Long-term tracking data maintained by the Department for Education highlights a persistent achievement gap: currently, only 58% of young children residing within England’s most economically deprived communities achieve the expected level of physical, emotional, and cognitive development by the conclusion of their reception year.
In stark contrast, that same developmental benchmark is successfully attained by 77% of children raised within the country’s least deprived local authorities, representing a net statistical disparity of 19 percentage points.
This developmental imbalance has been exacerbated by long-standing staffing challenges across the childcare sector.
Over the past decade, low median wages, limited opportunities for clear career progression, and high levels of professional burnout have led to a steady exit of qualified professionals from early years settings. The problem is particularly pronounced among graduate-level educators holding specialized early years degrees or statutory teaching qualifications.
Because state-maintained primary schools frequently offer superior salary scales, more robust pension arrangements, and more structured working hours compared to independent or private nurseries, graduate teachers have historically gravitated away from early-stage childcare settings.
This systemic drain left less than 10% of the active nursery workforce holding a graduate qualification, precisely at the moment when demand for nursery places began to surge due to the statutory expansion of state-funded childcare entitlements.
By intervening with targeted geographic bonuses, the current administration is attempting to use localized fiscal leveling to redistribute qualified human capital back into the areas experiencing the most acute educational and economic disadvantages.
Prediction: How This Scheme Could Affect Local Working Families and the Early Years Sector
Over the medium to long term, the rollout of the £4,500 bonus scheme is projected to exert a measurable influence on both the operational structure of the early years sector and the economic stability of working-class families residing within the designated target zones.
For the primary audience of local working parents, the influx of qualified graduate staff is expected to directly dictate their ability to re-enter or remain within the active labor market.
Currently, many families entitled to the government’s 30 funded hours childcare allowance frequently encounter localized availability bottlenecks, where nurseries are forced to cap their enrollment numbers or maintain extensive waiting lists purely due to statutory staff-to-child ratio deficiencies.
If the financial incentives successfully stabilize staffing levels within local authorities like Barking and Dagenham, area nurseries will gain the operational capacity to safely open additional childcare places. This expansion would allow parents to fully utilize their statutory £8,000 annual childcare cost exemptions, directly increasing disposable household income and altering domestic employment patterns by making full-time work more logistically viable.
Conversely, for the early years sector itself, the policy may generate unintended structural frictions across border areas. Because the initial phases of the scheme are strictly bound to specific local authority geographies based on deprivation indexes, neighboring regions that are excluded from the initial funding—such as the London Borough of Havering—could face a localized “brain drain.” Qualified educators currently working in non-bonus areas may naturally migrate toward nearby funded boroughs to secure the £4,500 premium, potentially worsening teacher shortages in adjacent communities until the promised expansion to 30 areas is fully realized.
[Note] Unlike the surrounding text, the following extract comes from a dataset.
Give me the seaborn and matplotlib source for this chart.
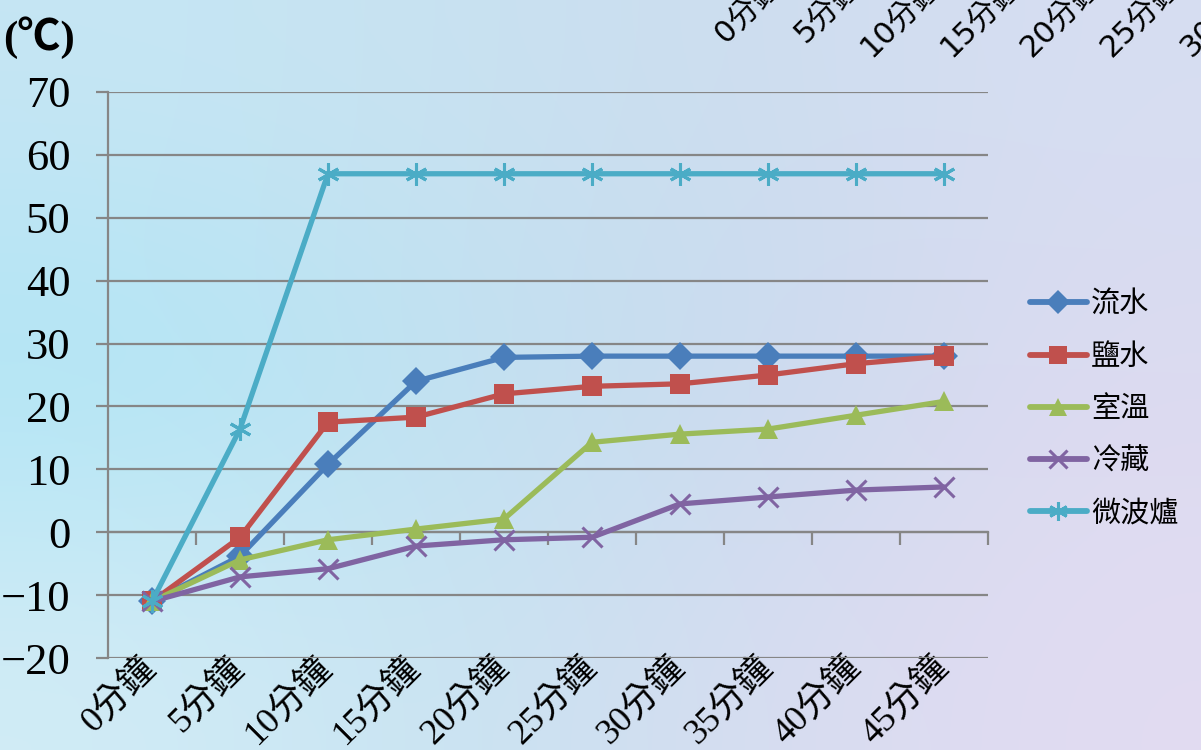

Additionally, while the one-off financial bonuses are highly likely to stimulate immediate recruitment figures, the long-term retention of these graduate teachers will ultimately depend on the outcome of the government’s upcoming salary consultation. Without permanent structural adjustments to the underlying base pay scales within private and voluntary nursery settings, the sector may experience a recurrent retention dip once the initial bonus periods expire.